Andriansyah dalam bukunya menjelaskan bahwa Tawur Kesanga dirayakan sehari sebelum pelaksanaan Hari Raya Nyepi. Pada upacara ini, dilakukan persembahan kepada para bhuta berupa caru atau semacam sesaji.
Caru ini dipersembahkan agar para bhuta tidak menurunkan sifatnya pada pelaksanaan Hari Raya Nyepi. Hal ini juga diberikan untuk menghilangkan unsur-unsur jahat dari diri manusia sehingga tidak mengikuti pada tahun berikutnya.
Upacara Tawur Kesanga juga sering disebut dengan upacara pecaruan dan tergolong upacara bhuta yadnya.
Dilaporkan Kompas.com, Selasa (24/3/2022), Tawur Kesanga atau Mecaru identik dengan pawai festival ogoh-ogoh. Pawai tersebut umumnya dilaksanakan di daerah Kuta, Bali.
Baca juga: Simak Fakta Menarik Seputar Nyepi di Bali Saat Pandemi Covid-19
Ogoh-ogoh yang melambangkan bhuta digambarkan dengan boneka raksasa terbuat dari bubur kertas dan rangka bambu. Ogoh-ogoh merupakan representatif dari sifat buruk atau jahat manusia, maka bentuknya rata-rata menyeramkan.
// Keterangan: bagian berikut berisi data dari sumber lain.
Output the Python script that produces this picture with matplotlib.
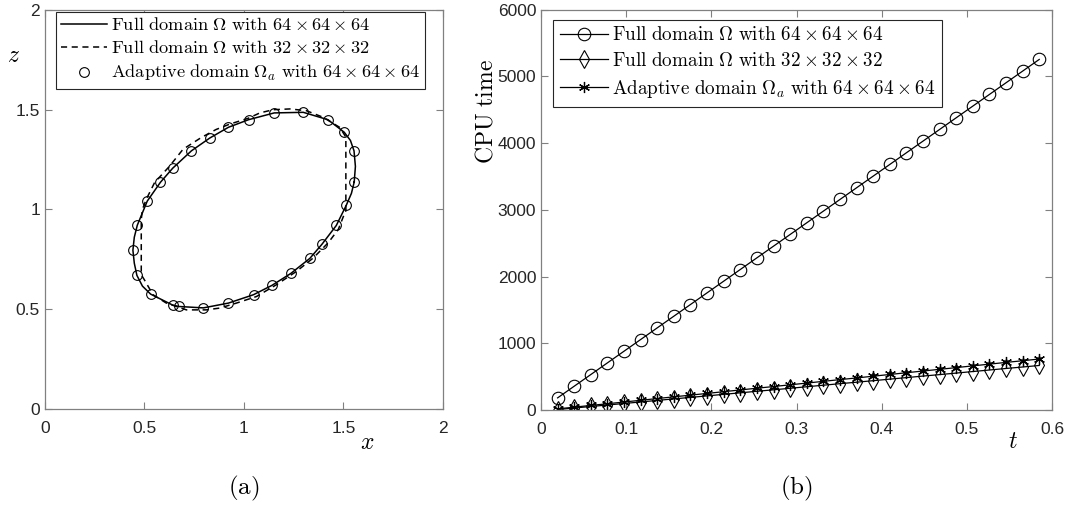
import matplotlib.pyplot as plt

plt.rcParams['mathtext.fontset'] = 'cm'
plt.rcParams['font.family'] = ['Liberation Sans', 'DejaVu Sans']

# interface at the final time, full domain 64^3 (solid line)
x64 = [1.554, 1.560, 1.553, 1.535, 1.504, 1.422, 1.298, 1.152, 1.023, 0.922, 0.828,
       0.736, 0.642, 0.580, 0.514, 0.464, 0.449, 0.442, 0.449, 0.462, 0.490, 0.531,
       0.642, 0.673, 0.796, 0.922, 1.048, 1.141, 1.236, 1.331, 1.392, 1.464, 1.514,
       1.540, 1.554]
z64 = [1.137, 1.215, 1.293, 1.345, 1.386, 1.449, 1.486, 1.483, 1.449, 1.411, 1.357,
       1.293, 1.206, 1.135, 1.041, 0.920, 0.860, 0.795, 0.730, 0.669, 0.615, 0.575,
       0.520, 0.513, 0.506, 0.530, 0.572, 0.619, 0.679, 0.754, 0.825, 0.919, 1.020,
       1.080, 1.137]

# full domain 32^3 (dashed line)
x32 = [1.512, 1.512, 1.512, 1.512, 1.482, 1.398, 1.314, 1.231, 1.146, 1.080, 1.021,
       0.929, 0.860, 0.786, 0.694, 0.627, 0.551, 0.509, 0.490, 0.484, 0.484, 0.500,
       0.543, 0.610, 0.711, 0.811, 0.878, 0.962, 1.063, 1.163, 1.264, 1.348, 1.423,
       1.474, 1.507, 1.512]
z32 = [0.990, 1.050, 1.200, 1.362, 1.410, 1.461, 1.494, 1.503, 1.499, 1.483, 1.456,
       1.427, 1.400, 1.360, 1.301, 1.217, 1.134, 1.050, 1.000, 0.950, 0.672, 0.646,
       0.572, 0.530, 0.496, 0.496, 0.505, 0.530, 0.563, 0.622, 0.689, 0.756, 0.832,
       0.899, 0.983, 0.990]

# adaptive domain 64^3 (circles)
xa = [1.554, 1.553, 1.504, 1.422, 1.298, 1.152, 1.023, 0.922, 0.828, 0.736, 0.642,
      0.580, 0.514, 0.464, 0.442, 0.462, 0.531, 0.642, 0.673, 0.796, 0.922, 1.048,
      1.141, 1.236, 1.331, 1.392, 1.464, 1.514]
za = [1.137, 1.293, 1.386, 1.449, 1.486, 1.483, 1.449, 1.411, 1.357, 1.293, 1.206,
      1.135, 1.041, 0.920, 0.795, 0.669, 0.575, 0.520, 0.513, 0.506, 0.530, 0.572,
      0.619, 0.679, 0.754, 0.825, 0.919, 1.020]

# CPU time against t
t = [0.0195, 0.039, 0.0585, 0.078, 0.0975, 0.117, 0.1365, 0.156, 0.1755, 0.195,
     0.2145, 0.234, 0.2535, 0.273, 0.2925, 0.312, 0.3315, 0.351, 0.3705, 0.39,
     0.4095, 0.429, 0.4485, 0.468, 0.4875, 0.507, 0.5265, 0.546, 0.5655, 0.585]
cpu_full64 = [180, 355, 530, 705, 880, 1055, 1230, 1405, 1580, 1755,
              1930, 2105, 2280, 2455, 2630, 2805, 2980, 3155, 3330, 3505,
              3680, 3855, 4030, 4205, 4380, 4555, 4730, 4905, 5080, 5255]
cpu_full32 = [5, 28, 51, 73, 96, 119, 142, 165, 187, 210,
              233, 256, 279, 301, 324, 347, 370, 393, 415, 438,
              461, 484, 507, 529, 552, 575, 598, 621, 643, 666]
cpu_adapt = [15, 41, 67, 92, 118, 144, 170, 196, 221, 247,
             273, 299, 325, 350, 376, 402, 428, 454, 479, 505,
             531, 557, 583, 608, 634, 660, 686, 712, 737, 763]

lab64 = r'$\mathrm{Full\ domain\ }\Omega\mathrm{\ with\ }64\times 64\times 64$'
lab32 = r'$\mathrm{Full\ domain\ }\Omega\mathrm{\ with\ }32\times 32\times 32$'
laba = r'$\mathrm{Adaptive\ domain\ }\Omega_a\mathrm{\ with\ }64\times 64\times 64$'

fig = plt.figure(figsize=(10.7, 5.13), dpi=100)
ax1 = fig.add_axes([0.042, 0.203, 0.372, 0.778])
ax2 = fig.add_axes([0.5056, 0.201, 0.4776, 0.780])


def style(ax):
    for s in ax.spines.values():
        s.set_color('#808080')
        s.set_linewidth(0.9)
    ax.tick_params(direction='in', top=True, right=True, length=5,
                   color='#808080', labelcolor='#262626', labelsize=12.5)
    ax.tick_params(axis='x', pad=9)


# (a) interface shapes
ax1.plot(x64, z64, '-', color='k', lw=1.1, label=lab64)
ax1.plot(x32, z32, '--', color='k', lw=1.1, dashes=(4, 3), label=lab32)
ax1.plot(xa, za, 'o', color='k', mfc='none', ms=7, mew=0.8, label=laba)
ax1.set_xlim(0, 2)
ax1.set_ylim(0, 2)
ax1.set_xticks([0, 0.5, 1, 1.5, 2])
ax1.set_yticks([0, 0.5, 1, 1.5, 2])
ax1.set_xticklabels(['0', '0.5', '1', '1.5', '2'])
ax1.set_yticklabels(['0', '0.5', '1', '1.5', '2'])
style(ax1)
ax1.text(1.62, -0.17, r'$x$', fontsize=17, ha='center', va='center')
ax1.text(-0.16, 1.77, r'$z$', fontsize=17, ha='center', va='center')
ax1.text(1.0, -0.40, r'$\mathrm{(a)}$', fontsize=18, ha='center', va='center')
leg1 = ax1.legend(loc='upper left', bbox_to_anchor=(0.027, 0.995), fontsize=13.2,
                  fancybox=False, edgecolor='#262626', framealpha=1,
                  handlelength=2.5, handletextpad=0.2, borderpad=0.3,
                  labelspacing=0.32, borderaxespad=0)
leg1.get_frame().set_linewidth(0.8)

# (b) CPU time
ax2.plot(t, cpu_full64, '-o', color='k', lw=0.9, mfc='none', ms=9, mew=0.8, label=lab64)
ax2.plot(t, cpu_full32, '-d', color='k', lw=0.9, mfc='none', ms=9, mew=0.8, label=lab32)
ax2.plot(t, cpu_adapt, '-', marker=(6, 2, 0), color='k', lw=0.9, ms=8, mew=0.9,
         label=laba)
ax2.set_xlim(0, 0.6)
ax2.set_ylim(0, 6000)
ax2.set_xticks([0, 0.1, 0.2, 0.3, 0.4, 0.5, 0.6])
ax2.set_xticklabels(['0', '0.1', '0.2', '0.3', '0.4', '0.5', '0.6'])
ax2.set_yticks(range(0, 6001, 1000))
style(ax2)
ax2.text(0.554, -480, r'$t$', fontsize=17, ha='center', va='center')
ax2.set_ylabel(r'$\mathrm{CPU\ time}$', fontsize=17, labelpad=6)
ax2.yaxis.set_label_coords(-0.085, 0.745)
ax2.text(0.30, -1180, r'$\mathrm{(b)}$', fontsize=18, ha='center', va='center')
leg2 = ax2.legend(loc='upper left', bbox_to_anchor=(0.024, 0.975), fontsize=13.8,
                  fancybox=False, edgecolor='#262626', framealpha=1, numpoints=1,
                  handlelength=2.5, handletextpad=0.2, borderpad=0.35,
                  labelspacing=0.4, borderaxespad=0)
leg2.get_frame().set_linewidth(0.8)

fig.savefig('out.png', dpi=100, facecolor='white')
Pada akhir pawai, ogoh-ogoh akan dibakar sebagai lambang pembersihan sifat jahat manusia yang dilenyapkan dalam ritual Hari Raya Nyepi. Festival ini kerap menyedot perhatian wisatawan, bahkan mereka bisa turut serta mengarak ogoh-ogoh.
Tahun ini, belum ada kepastian mengenai pawai ogoh-ogoh tersebut berkaitan dengan kondisi pandemi Covid-19.
Berdasarkan informasi Kompas.com, Selasa (15/2/2022), Majelis Desa Adat (MDA) Provinsi Bali resmi meniadakan pawai ogoh-ogoh pada Hari Raya Nyepi Tahun Baru Caka 1944 karena kasus Covid-19 di Bali masih terus melonjak.
Namun, Gubernur Bali Wayan Koster mengizinkan generasi muda atau yowana menggelar parade pawai ogoh-ogoh tersebut, berdasarkan informasi dari Kompas.com, Rabu (16/2/2022).